Prehospital exenatide in hyperglycemic stroke-A randomized trial.
Acta Neurol Scand · 2019
Last updated 2026-05-28In a small, early-stage study, researchers tested whether giving the GLP-1 drug exenatide to stroke patients with high blood sugar before they reached the hospital would lower their blood sugar. Among 19 patients, those who received exenatide had similar blood sugar levels after 4 hours as those who received standard care (7.6 vs. 7.0 mmol/L). No serious side effects were reported, but the study was stopped early due to low enrollment.
AI summary of the abstract below.
| Journal | Acta Neurol Scand, 2019 |
|---|---|
| Citations | 5 |
| Relative citation ratio | 0.20 |
| NIH percentile | 13 |
| Molecules | exenatide |
| Conditions studied | Type 2 Diabetes |
Abstract
OBJECTIVES: Hyperglycemia is a predictor for poor stroke outcome. Hyperglycemic stroke patients treated with thrombolysis have an increased risk of intracranial hemorrhage. Insulin is the gold standard for treating hyperglycemia but comes with a risk of hypoglycemia. Glucagon-like peptide-1 receptor agonists (GLP-1RA) are drugs used in type 2 diabetes that have a low risk of hypoglycemia and have been shown to exert neuroprotective effects. The primary objective was to determine whether prehospital administration of the GLP-1RA exenatide could lower plasma glucose in stroke patients. Secondary objective was to study tolerability and safety.
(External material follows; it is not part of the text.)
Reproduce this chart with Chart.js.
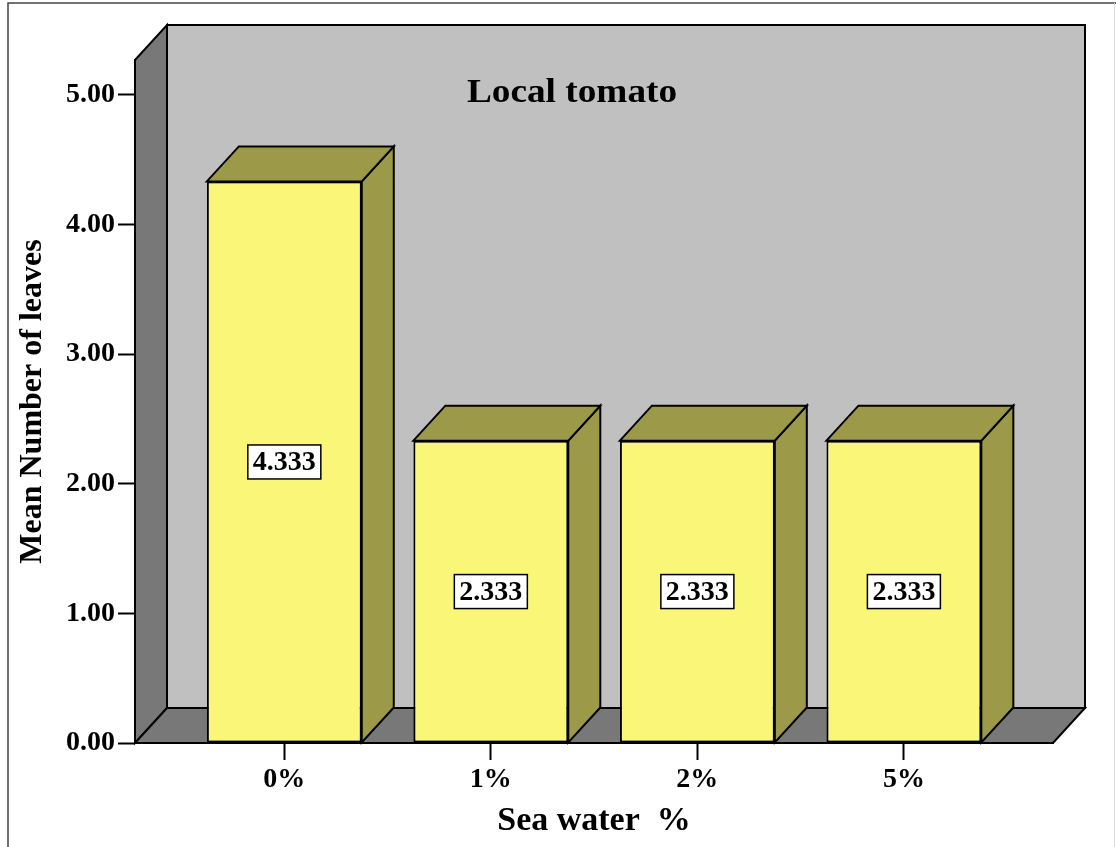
<!DOCTYPE html>
<html>
<head>
<meta charset="utf-8">
<title>Local tomato</title>
<script src="https://cdn.jsdelivr.net/npm/chart.js@4.4.1/dist/chart.umd.min.js"></script>
<style>
  html, body { margin: 0; padding: 0; background: #fff; }
  #wrap { width: 1116px; height: 847px; position: relative; }
</style>
</head>
<body>
<div id="wrap"><canvas id="leafChart"></canvas></div>
<script>
// Mean number of leaves per sea water level
const categories = ['0%', '1%', '2%', '5%'];
const meanLeaves = [4.333, 2.333, 2.333, 2.333];
const yTickValues = [0, 1, 2, 3, 4, 5];

const SERIF = '"Liberation Serif", "Times New Roman", serif';
const DEPTH_X = 32;
const DEPTH_Y = -35;

function poly(ctx, pts, fill) {
  ctx.beginPath();
  ctx.moveTo(pts[0][0], pts[0][1]);
  for (let i = 1; i < pts.length; i++) ctx.lineTo(pts[i][0], pts[i][1]);
  ctx.closePath();
  ctx.fillStyle = fill;
  ctx.fill();
  ctx.stroke();
}

// Walls, floor, bar extrusions, value boxes and the title
const box3d = {
  id: 'box3d',
  beforeDraw(chart) {
    const { ctx, chartArea: a } = chart;
    const dx = DEPTH_X, dy = DEPTH_Y;
    ctx.save();
    // outer frame
    ctx.strokeStyle = '#444';
    ctx.lineWidth = 1.5;
    ctx.beginPath();
    ctx.moveTo(8, chart.height);
    ctx.lineTo(8, 3);
    ctx.lineTo(chart.width, 3);
    ctx.stroke();
    ctx.strokeStyle = '#ddd';
    ctx.lineWidth = 1;
    ctx.beginPath();
    ctx.moveTo(chart.width - 1.5, 3);
    ctx.lineTo(chart.width - 1.5, chart.height);
    ctx.stroke();

    ctx.strokeStyle = '#000';
    ctx.lineWidth = 2;
    poly(ctx, [[a.left + dx, a.top + dy], [a.right + dx, a.top + dy], [a.right + dx, a.bottom + dy], [a.left + dx, a.bottom + dy]], '#c0c0c0');
    poly(ctx, [[a.left, a.top], [a.left + dx, a.top + dy], [a.left + dx, a.bottom + dy], [a.left, a.bottom]], '#787878');
    poly(ctx, [[a.left, a.bottom], [a.left + dx, a.bottom + dy], [a.right + dx, a.bottom + dy], [a.right, a.bottom]], '#787878');
    ctx.restore();
  },
  beforeDatasetsDraw(chart) {
    const { ctx } = chart;
    const dx = DEPTH_X, dy = DEPTH_Y;
    ctx.save();
    ctx.strokeStyle = '#000';
    ctx.lineWidth = 2;
    chart.getDatasetMeta(0).data.forEach(bar => {
      const { x, y, base, width } = bar.getProps(['x', 'y', 'base', 'width'], true);
      const l = x - width / 2, r = x + width / 2;
      poly(ctx, [[r, y], [r + dx, y + dy], [r + dx, base + dy], [r, base]], '#9c9a48');
      poly(ctx, [[l, y], [l + dx, y + dy], [r + dx, y + dy], [r, y]], '#9c9a48');
    });
    ctx.restore();
  },
  afterDatasetsDraw(chart) {
    const { ctx } = chart;
    ctx.save();
    ctx.font = 'bold 28px ' + SERIF;
    ctx.textAlign = 'center';
    ctx.textBaseline = 'middle';
    chart.getDatasetMeta(0).data.forEach((bar, i) => {
      const { x, y, base } = bar.getProps(['x', 'y', 'base'], true);
      const text = meanLeaves[i].toFixed(3);
      const w = ctx.measureText(text).width + 10;
      const h = 34;
      const cy = (y + base) / 2;
      ctx.fillStyle = '#fff';
      ctx.fillRect(x - w / 2, cy - h / 2, w, h);
      ctx.strokeStyle = '#000';
      ctx.lineWidth = 1.5;
      ctx.strokeRect(x - w / 2, cy - h / 2, w, h);
      ctx.fillStyle = '#000';
      ctx.fillText(text, x, cy + 1);
    });
    ctx.restore();
  },
  afterDraw(chart) {
    const { ctx, chartArea: a } = chart;
    ctx.save();
    ctx.font = 'bold 33px ' + SERIF;
    ctx.textAlign = 'center';
    ctx.textBaseline = 'alphabetic';
    ctx.fillStyle = '#000';
    // the heading is set slightly wide
    ctx.translate(a.left + 437, a.top + 42);
    ctx.scale(1.13, 1);
    ctx.fillText('Local tomato', 0, 0);
    ctx.restore();
  }
};

const ctx = document.getElementById('leafChart').getContext('2d');
const leafChart = new Chart(ctx, {
  type: 'bar',
  data: {
    datasets: [
      {
        label: 'Mean Number of leaves',
        data: meanLeaves.map((v, i) => ({ x: i, y: v })),
        backgroundColor: '#faf677',
        borderColor: '#000',
        borderWidth: 2,
        borderSkipped: false,
        barPercentage: 0.75,
        categoryPercentage: 1,
      },
    ],
  },
  options: {
    responsive: true,
    maintainAspectRatio: false,
    animation: false,
    layout: { padding: { left: 8, top: 60, right: 63, bottom: 5 } },
    plugins: {
      legend: { display: false },
      tooltip: { enabled: false },
    },
    scales: {
      x: {
        type: 'linear',
        min: -0.723,
        max: 3.722,
        offset: false,
        afterBuildTicks: (s) => {
          s.ticks = categories.map((c, i) => ({ value: i }));
        },
        afterFit: (s) => { s.height = 99; },
        ticks: {
          stepSize: 1,
          includeBounds: false,
          padding: 3,
          color: '#000',
          font: { family: SERIF, size: 28, weight: 'bold' },
          callback: (v) => categories[v],
        },
        grid: {
          offset: false,
          drawOnChartArea: false,
          tickLength: 17,
          tickColor: '#000',
          tickWidth: 2,
        },
        border: { color: '#000', width: 2 },
        title: {
          display: true,
          text: 'Sea water  %',
          color: '#000',
          font: { family: SERIF, size: 34, weight: 'bold' },
          padding: { top: 0, bottom: 0 },
        },
      },
      y: {
        min: 0,
        max: 5.27,
        afterBuildTicks: (s) => {
          s.ticks = yTickValues.map((v) => ({ value: v }));
        },
        afterFit: (s) => { s.width = 127; },
        ticks: {
          stepSize: 1,
          includeBounds: false,
          padding: 3,
          color: '#000',
          font: { family: SERIF, size: 28, weight: 'bold' },
          callback: (v) => v.toFixed(2),
        },
        grid: {
          drawOnChartArea: false,
          tickLength: 17,
          tickColor: '#000',
          tickWidth: 2,
        },
        border: { color: '#000', width: 2 },
        title: {
          display: true,
          text: 'Mean Number of leaves',
          color: '#000',
          font: { family: SERIF, size: 32, weight: 'bold' },
          padding: { top: 6, bottom: 0 },
        },
      },
    },
  },
  plugins: [box3d],
});
</script>
</body>
</html>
MATERIALS & METHODS: Randomized controlled trial comparing exenatide administrated prehospitally with a control group receiving standard care for hyperglycemia. Patients with Face Arm Speech Test ≥1 and glucose ≥8 mmol/L were randomized. Glucose was monitored for 24 hours. All adverse events were recorded.
RESULTS: Nineteen patients were randomized, eight received exenatide. An interim recruitment failure analysis with subsequent changes of the protocol was made. The study was stopped prematurely due to slow inclusion. No difference was observed in the main outcome of plasma glucose at 4 hours, control vs exenatide (mean, SD); 7.0 ± 1.9 vs 7.6 ± 1.6; P = .56). No major adverse events were reported.
CONCLUSIONS: We found no evidence that prehospital exenatide had effect on hyperglycemia. However, it was given without adverse events in this study with limited sample size that was prematurely stopped due to slow inclusion.